### [Exercise]
For the listing below, give the number of lines in which "this" occurs. Add nothing.

——————————

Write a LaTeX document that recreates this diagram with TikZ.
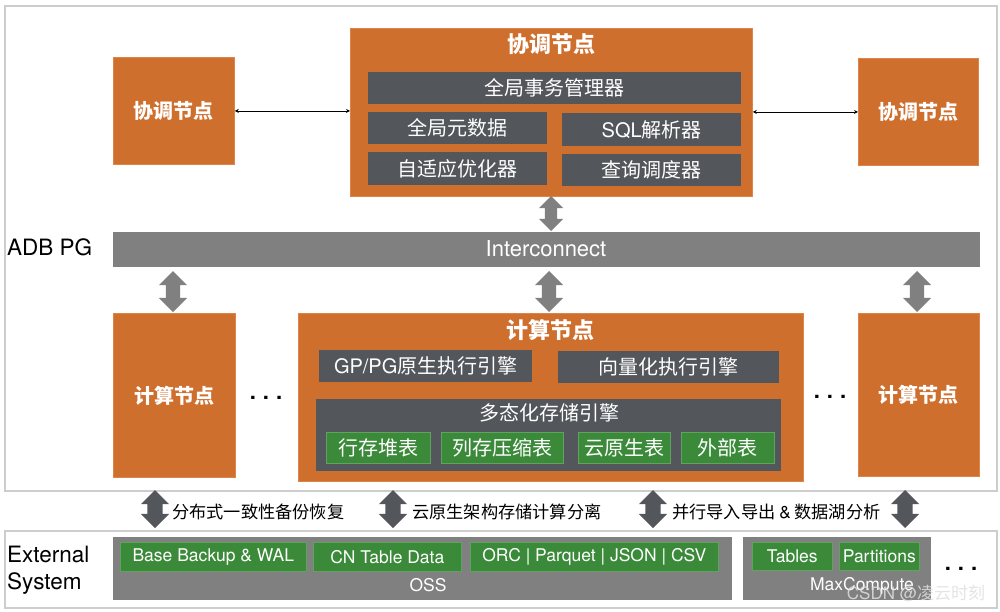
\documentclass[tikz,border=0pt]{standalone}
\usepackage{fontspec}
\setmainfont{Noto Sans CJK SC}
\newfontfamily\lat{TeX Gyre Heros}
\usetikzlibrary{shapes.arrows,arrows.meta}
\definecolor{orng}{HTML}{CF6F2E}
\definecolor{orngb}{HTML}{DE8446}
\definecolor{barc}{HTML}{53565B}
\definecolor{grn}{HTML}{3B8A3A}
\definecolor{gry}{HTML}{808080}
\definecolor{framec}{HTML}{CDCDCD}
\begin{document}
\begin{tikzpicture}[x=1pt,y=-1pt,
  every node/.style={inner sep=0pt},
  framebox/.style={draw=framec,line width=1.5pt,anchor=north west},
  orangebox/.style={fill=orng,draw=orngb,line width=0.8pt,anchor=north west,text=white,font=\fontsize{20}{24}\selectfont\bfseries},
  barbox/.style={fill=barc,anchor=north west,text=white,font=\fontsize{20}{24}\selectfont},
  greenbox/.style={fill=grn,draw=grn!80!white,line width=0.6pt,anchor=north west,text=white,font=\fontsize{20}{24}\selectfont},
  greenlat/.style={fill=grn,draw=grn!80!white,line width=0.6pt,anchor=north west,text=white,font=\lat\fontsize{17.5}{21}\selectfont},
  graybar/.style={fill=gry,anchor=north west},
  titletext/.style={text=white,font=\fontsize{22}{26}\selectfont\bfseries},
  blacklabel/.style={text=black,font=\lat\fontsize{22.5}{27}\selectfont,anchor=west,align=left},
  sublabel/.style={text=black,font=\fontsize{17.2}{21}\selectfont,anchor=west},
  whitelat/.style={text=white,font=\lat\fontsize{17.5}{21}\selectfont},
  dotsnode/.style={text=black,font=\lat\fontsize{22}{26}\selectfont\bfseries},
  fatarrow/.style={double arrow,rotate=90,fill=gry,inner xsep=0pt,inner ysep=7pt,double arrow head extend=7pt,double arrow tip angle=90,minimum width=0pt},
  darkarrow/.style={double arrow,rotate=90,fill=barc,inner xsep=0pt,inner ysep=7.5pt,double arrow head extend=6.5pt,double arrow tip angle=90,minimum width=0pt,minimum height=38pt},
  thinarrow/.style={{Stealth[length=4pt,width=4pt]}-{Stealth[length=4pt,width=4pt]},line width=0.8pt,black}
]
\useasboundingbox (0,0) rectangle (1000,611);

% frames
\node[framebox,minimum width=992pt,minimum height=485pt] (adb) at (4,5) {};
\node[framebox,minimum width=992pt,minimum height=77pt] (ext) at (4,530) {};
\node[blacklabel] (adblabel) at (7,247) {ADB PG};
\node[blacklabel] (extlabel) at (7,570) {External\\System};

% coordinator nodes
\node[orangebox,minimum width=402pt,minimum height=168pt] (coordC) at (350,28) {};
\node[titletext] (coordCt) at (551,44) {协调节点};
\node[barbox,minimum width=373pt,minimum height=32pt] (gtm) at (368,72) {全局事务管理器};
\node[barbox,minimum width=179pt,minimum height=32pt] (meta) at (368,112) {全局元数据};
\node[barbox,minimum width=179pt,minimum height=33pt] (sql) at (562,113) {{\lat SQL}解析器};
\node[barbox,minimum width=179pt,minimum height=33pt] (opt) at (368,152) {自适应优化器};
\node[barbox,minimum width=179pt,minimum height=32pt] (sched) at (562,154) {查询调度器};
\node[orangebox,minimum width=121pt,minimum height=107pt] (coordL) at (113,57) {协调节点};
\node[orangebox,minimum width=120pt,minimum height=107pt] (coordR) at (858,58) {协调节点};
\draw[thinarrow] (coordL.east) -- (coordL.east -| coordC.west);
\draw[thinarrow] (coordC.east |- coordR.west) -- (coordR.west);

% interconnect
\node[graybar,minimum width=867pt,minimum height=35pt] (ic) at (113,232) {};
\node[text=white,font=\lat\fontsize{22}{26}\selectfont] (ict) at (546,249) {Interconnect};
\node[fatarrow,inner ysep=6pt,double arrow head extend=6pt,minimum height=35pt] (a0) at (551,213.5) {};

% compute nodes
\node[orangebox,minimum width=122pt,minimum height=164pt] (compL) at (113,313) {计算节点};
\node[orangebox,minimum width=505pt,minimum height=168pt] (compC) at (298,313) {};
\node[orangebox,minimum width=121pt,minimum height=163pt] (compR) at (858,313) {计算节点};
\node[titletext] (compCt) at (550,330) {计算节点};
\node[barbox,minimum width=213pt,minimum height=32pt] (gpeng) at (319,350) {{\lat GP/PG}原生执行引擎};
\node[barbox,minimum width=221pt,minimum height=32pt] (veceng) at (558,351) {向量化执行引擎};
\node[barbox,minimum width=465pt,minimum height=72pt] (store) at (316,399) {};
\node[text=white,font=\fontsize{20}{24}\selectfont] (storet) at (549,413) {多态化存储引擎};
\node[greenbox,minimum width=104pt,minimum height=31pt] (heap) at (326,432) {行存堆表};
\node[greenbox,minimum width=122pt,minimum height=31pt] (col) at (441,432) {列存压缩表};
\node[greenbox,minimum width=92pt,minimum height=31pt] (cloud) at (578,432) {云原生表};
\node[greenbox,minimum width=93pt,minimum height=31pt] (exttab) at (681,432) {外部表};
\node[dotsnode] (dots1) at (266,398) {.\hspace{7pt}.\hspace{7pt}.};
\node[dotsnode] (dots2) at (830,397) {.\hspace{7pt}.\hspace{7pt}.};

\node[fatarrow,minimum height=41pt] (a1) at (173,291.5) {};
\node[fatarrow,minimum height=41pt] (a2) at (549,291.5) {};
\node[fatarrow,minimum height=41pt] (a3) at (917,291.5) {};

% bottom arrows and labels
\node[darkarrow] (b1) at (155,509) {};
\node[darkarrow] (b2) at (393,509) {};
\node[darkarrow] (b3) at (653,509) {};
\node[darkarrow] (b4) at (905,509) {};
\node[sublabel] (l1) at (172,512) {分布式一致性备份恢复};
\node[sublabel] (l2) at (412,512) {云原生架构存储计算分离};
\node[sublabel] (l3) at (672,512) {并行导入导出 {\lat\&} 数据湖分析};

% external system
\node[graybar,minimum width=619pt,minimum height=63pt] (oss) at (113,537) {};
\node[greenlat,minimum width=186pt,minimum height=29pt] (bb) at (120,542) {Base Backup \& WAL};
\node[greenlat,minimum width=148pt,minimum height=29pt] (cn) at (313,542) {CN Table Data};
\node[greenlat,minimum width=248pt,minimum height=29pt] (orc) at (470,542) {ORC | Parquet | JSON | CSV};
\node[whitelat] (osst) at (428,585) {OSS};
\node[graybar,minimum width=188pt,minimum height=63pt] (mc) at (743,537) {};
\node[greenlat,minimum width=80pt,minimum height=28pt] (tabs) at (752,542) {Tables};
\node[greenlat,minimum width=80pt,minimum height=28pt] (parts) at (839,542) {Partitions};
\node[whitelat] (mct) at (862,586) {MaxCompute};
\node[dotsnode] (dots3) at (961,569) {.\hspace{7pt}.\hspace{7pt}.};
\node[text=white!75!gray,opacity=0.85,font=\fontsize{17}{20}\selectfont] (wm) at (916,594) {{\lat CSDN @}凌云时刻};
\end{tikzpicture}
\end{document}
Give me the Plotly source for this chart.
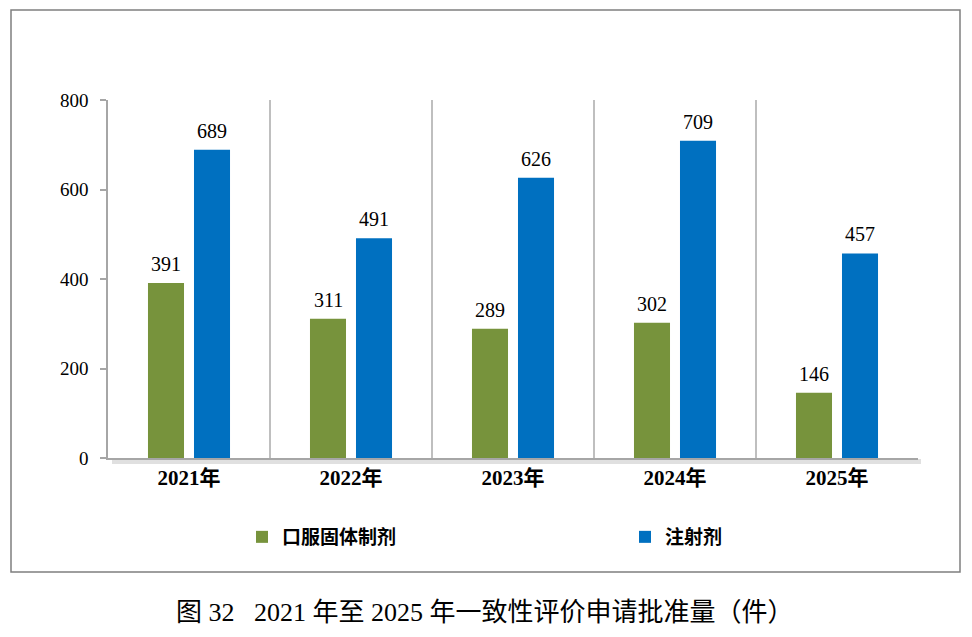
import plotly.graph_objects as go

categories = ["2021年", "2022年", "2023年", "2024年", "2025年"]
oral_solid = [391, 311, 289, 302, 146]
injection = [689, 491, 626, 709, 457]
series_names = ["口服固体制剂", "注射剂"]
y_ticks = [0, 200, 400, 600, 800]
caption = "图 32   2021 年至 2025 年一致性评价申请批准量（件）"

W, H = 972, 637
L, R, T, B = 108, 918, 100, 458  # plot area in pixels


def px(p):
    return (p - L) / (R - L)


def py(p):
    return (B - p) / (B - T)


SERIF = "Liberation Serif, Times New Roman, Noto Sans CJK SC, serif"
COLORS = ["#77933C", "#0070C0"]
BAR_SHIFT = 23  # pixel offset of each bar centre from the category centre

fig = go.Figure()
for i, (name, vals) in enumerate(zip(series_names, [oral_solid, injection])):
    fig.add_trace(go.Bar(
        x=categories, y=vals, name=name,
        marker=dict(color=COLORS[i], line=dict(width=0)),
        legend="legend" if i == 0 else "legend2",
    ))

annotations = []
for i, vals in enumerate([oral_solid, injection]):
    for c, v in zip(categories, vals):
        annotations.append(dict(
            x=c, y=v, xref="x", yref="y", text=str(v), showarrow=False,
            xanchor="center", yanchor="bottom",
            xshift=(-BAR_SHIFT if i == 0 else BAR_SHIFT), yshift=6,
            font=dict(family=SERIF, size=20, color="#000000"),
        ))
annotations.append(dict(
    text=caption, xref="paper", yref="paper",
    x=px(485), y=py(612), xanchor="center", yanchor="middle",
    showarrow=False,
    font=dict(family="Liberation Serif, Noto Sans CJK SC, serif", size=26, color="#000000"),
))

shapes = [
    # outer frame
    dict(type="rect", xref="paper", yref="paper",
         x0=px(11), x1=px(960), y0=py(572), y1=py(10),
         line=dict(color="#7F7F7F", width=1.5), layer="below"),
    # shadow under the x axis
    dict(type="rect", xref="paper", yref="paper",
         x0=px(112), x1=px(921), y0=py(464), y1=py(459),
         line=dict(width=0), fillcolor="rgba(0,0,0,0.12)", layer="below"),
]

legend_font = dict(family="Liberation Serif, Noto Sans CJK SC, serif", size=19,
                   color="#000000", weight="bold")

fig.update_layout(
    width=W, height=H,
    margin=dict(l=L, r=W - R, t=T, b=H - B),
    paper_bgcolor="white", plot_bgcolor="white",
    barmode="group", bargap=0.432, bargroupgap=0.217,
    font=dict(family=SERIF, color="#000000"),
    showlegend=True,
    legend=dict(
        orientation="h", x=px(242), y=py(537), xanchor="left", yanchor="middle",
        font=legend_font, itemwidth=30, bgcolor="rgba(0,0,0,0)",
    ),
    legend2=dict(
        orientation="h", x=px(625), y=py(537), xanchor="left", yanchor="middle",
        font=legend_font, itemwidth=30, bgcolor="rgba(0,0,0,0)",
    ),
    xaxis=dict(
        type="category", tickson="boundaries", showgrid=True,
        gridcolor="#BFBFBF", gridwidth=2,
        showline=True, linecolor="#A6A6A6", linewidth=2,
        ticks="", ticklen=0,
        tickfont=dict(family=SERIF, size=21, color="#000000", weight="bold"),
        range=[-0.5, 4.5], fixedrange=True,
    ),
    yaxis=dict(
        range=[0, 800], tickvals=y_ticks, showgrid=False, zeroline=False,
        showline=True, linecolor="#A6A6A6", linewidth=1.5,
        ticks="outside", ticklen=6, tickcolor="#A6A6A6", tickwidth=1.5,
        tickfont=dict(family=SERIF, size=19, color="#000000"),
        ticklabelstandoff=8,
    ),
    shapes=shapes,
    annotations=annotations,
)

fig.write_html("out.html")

——————————

### [Full answer]
2